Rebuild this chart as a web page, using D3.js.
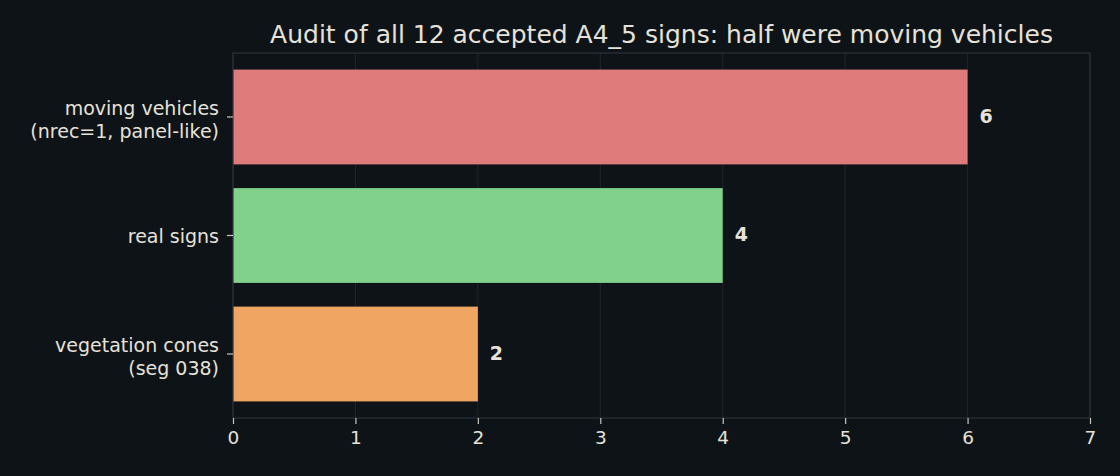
<!DOCTYPE html>
<meta charset="utf-8">
<script src="https://d3js.org/d3.v7.min.js"></script>
<style>
  body { margin: 0; background: #0e1317; }
  text { font-family: "DejaVu Sans", sans-serif; }
</style>
<div id="my_dataviz"></div>
<script>
  // data
  var categories = [["moving vehicles", "(nrec=1, panel-like)"], ["real signs"], ["vegetation cones", "(seg 038)"]];
  var counts = [6, 4, 2];
  var colors = ["#e07b7c", "#81d18d", "#f0a562"];
  var xTicks = [0, 1, 2, 3, 4, 5, 6, 7];
  var title = "Audit of all 12 accepted A4_5 signs: half were moving vehicles";

  var margin = { top: 53, right: 30, bottom: 58, left: 233 },
    width = 1120 - margin.left - margin.right,
    height = 476 - margin.top - margin.bottom;

  var svg = d3.select("#my_dataviz")
    .append("svg")
    .attr("width", 1120)
    .attr("height", 476)
    .style("background", "#0e1317");

  var g = svg.append("g")
    .attr("transform", "translate(" + margin.left + "," + margin.top + ")");

  var x = d3.scaleLinear().domain([0, 7]).range([0, width]);
  // category positions 0..2, bar height 0.8, 5% margins
  var y = d3.scaleLinear().domain([-0.54, 2.54]).range([0, height]);

  // grid
  g.append("g").selectAll("line")
    .data(xTicks)
    .enter().append("line")
    .attr("x1", function (d) { return x(d); })
    .attr("x2", function (d) { return x(d); })
    .attr("y1", 0).attr("y2", height)
    .attr("stroke", "#1f252b").attr("stroke-width", 1);

  // bars
  g.append("g").selectAll("rect")
    .data(counts)
    .enter().append("rect")
    .attr("x", x(0))
    .attr("y", function (d, i) { return y(i - 0.4); })
    .attr("width", function (d) { return x(d) - x(0); })
    .attr("height", y(0.4) - y(-0.4))
    .attr("fill", function (d, i) { return colors[i]; });

  // value labels
  g.append("g").selectAll("text")
    .data(counts)
    .enter().append("text")
    .attr("x", function (d) { return x(d) + 12; })
    .attr("y", function (d, i) { return y(i); })
    .attr("dy", "0.3em")
    .attr("fill", "#e6e2da")
    .attr("font-size", 19)
    .attr("font-weight", "bold")
    .text(function (d) { return d; });

  // frame
  g.append("rect")
    .attr("x", 0).attr("y", 0)
    .attr("width", width).attr("height", height)
    .attr("fill", "none")
    .attr("stroke", "#2c3238").attr("stroke-width", 1.2);

  // x axis
  var xAxis = g.append("g")
    .attr("transform", "translate(0," + height + ")")
    .call(d3.axisBottom(x).tickValues(xTicks).tickFormat(d3.format("d")).tickSize(6).tickPadding(7));
  xAxis.select(".domain").remove();
  xAxis.selectAll("line").attr("stroke", "#c8c5be").attr("stroke-width", 1.2);
  xAxis.selectAll("text").attr("fill", "#e6e2da").attr("font-size", 18.5)
    .style("font-family", "DejaVu Sans");

  // y axis
  var yAx = g.append("g");
  yAx.selectAll("line")
    .data(counts)
    .enter().append("line")
    .attr("x1", -6).attr("x2", 0)
    .attr("y1", function (d, i) { return y(i); })
    .attr("y2", function (d, i) { return y(i); })
    .attr("stroke", "#c8c5be").attr("stroke-width", 1.2);

  var yLabels = yAx.selectAll("text.ylab")
    .data(categories)
    .enter().append("text")
    .attr("class", "ylab")
    .attr("text-anchor", "end")
    .attr("fill", "#e6e2da")
    .attr("font-size", 19)
    .attr("transform", function (d, i) {
      var shift = d.length > 1 ? 2.5 : 0.5;
      return "translate(-14," + (y(i) + shift) + ")";
    });

  yLabels.selectAll("tspan")
    .data(function (d) { return d; })
    .enter().append("tspan")
    .attr("x", 0)
    .attr("y", function (d, j, nodes) {
      var n = nodes.length;
      return (j - (n - 1) / 2) * 23;
    })
    .attr("dy", "0.35em")
    .text(function (d) { return d; });

  // title
  svg.append("text")
    .attr("x", margin.left + width / 2)
    .attr("y", 43)
    .attr("text-anchor", "middle")
    .attr("fill", "#e6e2da")
    .attr("font-size", 25)
    .text(title);
</script>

→ **Task description**:
Would you return the data exactly as written, without the pictures?

→ **Exercise output**:
Rebuild this chart as a web page, using D3.js.
<!DOCTYPE html>
<meta charset="utf-8">
<script src="https://d3js.org/d3.v7.min.js"></script>
<style>
  body { margin: 0; background: #0e1317; }
  text { font-family: "DejaVu Sans", sans-serif; }
</style>
<div id="my_dataviz"></div>
<script>
  // data
  var categories = [["moving vehicles", "(nrec=1, panel-like)"], ["real signs"], ["vegetation cones", "(seg 038)"]];
  var counts = [6, 4, 2];
  var colors = ["#e07b7c", "#81d18d", "#f0a562"];
  var xTicks = [0, 1, 2, 3, 4, 5, 6, 7];
  var title = "Audit of all 12 accepted A4_5 signs: half were moving vehicles";

  var margin = { top: 53, right: 30, bottom: 58, left: 233 },
    width = 1120 - margin.left - margin.right,
    height = 476 - margin.top - margin.bottom;

  var svg = d3.select("#my_dataviz")
    .append("svg")
    .attr("width", 1120)
    .attr("height", 476)
    .style("background", "#0e1317");

  var g = svg.append("g")
    .attr("transform", "translate(" + margin.left + "," + margin.top + ")");

  var x = d3.scaleLinear().domain([0, 7]).range([0, width]);
  // category positions 0..2, bar height 0.8, 5% margins
  var y = d3.scaleLinear().domain([-0.54, 2.54]).range([0, height]);

  // grid
  g.append("g").selectAll("line")
    .data(xTicks)
    .enter().append("line")
    .attr("x1", function (d) { return x(d); })
    .attr("x2", function (d) { return x(d); })
    .attr("y1", 0).attr("y2", height)
    .attr("stroke", "#1f252b").attr("stroke-width", 1);

  // bars
  g.append("g").selectAll("rect")
    .data(counts)
    .enter().append("rect")
    .attr("x", x(0))
    .attr("y", function (d, i) { return y(i - 0.4); })
    .attr("width", function (d) { return x(d) - x(0); })
    .attr("height", y(0.4) - y(-0.4))
    .attr("fill", function (d, i) { return colors[i]; });

  // value labels
  g.append("g").selectAll("text")
    .data(counts)
    .enter().append("text")
    .attr("x", function (d) { return x(d) + 12; })
    .attr("y", function (d, i) { return y(i); })
    .attr("dy", "0.3em")
    .attr("fill", "#e6e2da")
    .attr("font-size", 19)
    .attr("font-weight", "bold")
    .text(function (d) { return d; });

  // frame
  g.append("rect")
    .attr("x", 0).attr("y", 0)
    .attr("width", width).attr("height", height)
    .attr("fill", "none")
    .attr("stroke", "#2c3238").attr("stroke-width", 1.2);

  // x axis
  var xAxis = g.append("g")
    .attr("transform", "translate(0," + height + ")")
    .call(d3.axisBottom(x).tickValues(xTicks).tickFormat(d3.format("d")).tickSize(6).tickPadding(7));
  xAxis.select(".domain").remove();
  xAxis.selectAll("line").attr("stroke", "#c8c5be").attr("stroke-width", 1.2);
  xAxis.selectAll("text").attr("fill", "#e6e2da").attr("font-size", 18.5)
    .style("font-family", "DejaVu Sans");

  // y axis
  var yAx = g.append("g");
  yAx.selectAll("line")
    .data(counts)
    .enter().append("line")
    .attr("x1", -6).attr("x2", 0)
    .attr("y1", function (d, i) { return y(i); })
    .attr("y2", function (d, i) { return y(i); })
    .attr("stroke", "#c8c5be").attr("stroke-width", 1.2);

  var yLabels = yAx.selectAll("text.ylab")
    .data(categories)
    .enter().append("text")
    .attr("class", "ylab")
    .attr("text-anchor", "end")
    .attr("fill", "#e6e2da")
    .attr("font-size", 19)
    .attr("transform", function (d, i) {
      var shift = d.length > 1 ? 2.5 : 0.5;
      return "translate(-14," + (y(i) + shift) + ")";
    });

  yLabels.selectAll("tspan")
    .data(function (d) { return d; })
    .enter().append("tspan")
    .attr("x", 0)
    .attr("y", function (d, j, nodes) {
      var n = nodes.length;
      return (j - (n - 1) / 2) * 23;
    })
    .attr("dy", "0.35em")
    .text(function (d) { return d; });

  // title
  svg.append("text")
    .attr("x", margin.left + width / 2)
    .attr("y", 43)
    .attr("text-anchor", "middle")
    .attr("fill", "#e6e2da")
    .attr("font-size", 25)
    .text(title);
</script>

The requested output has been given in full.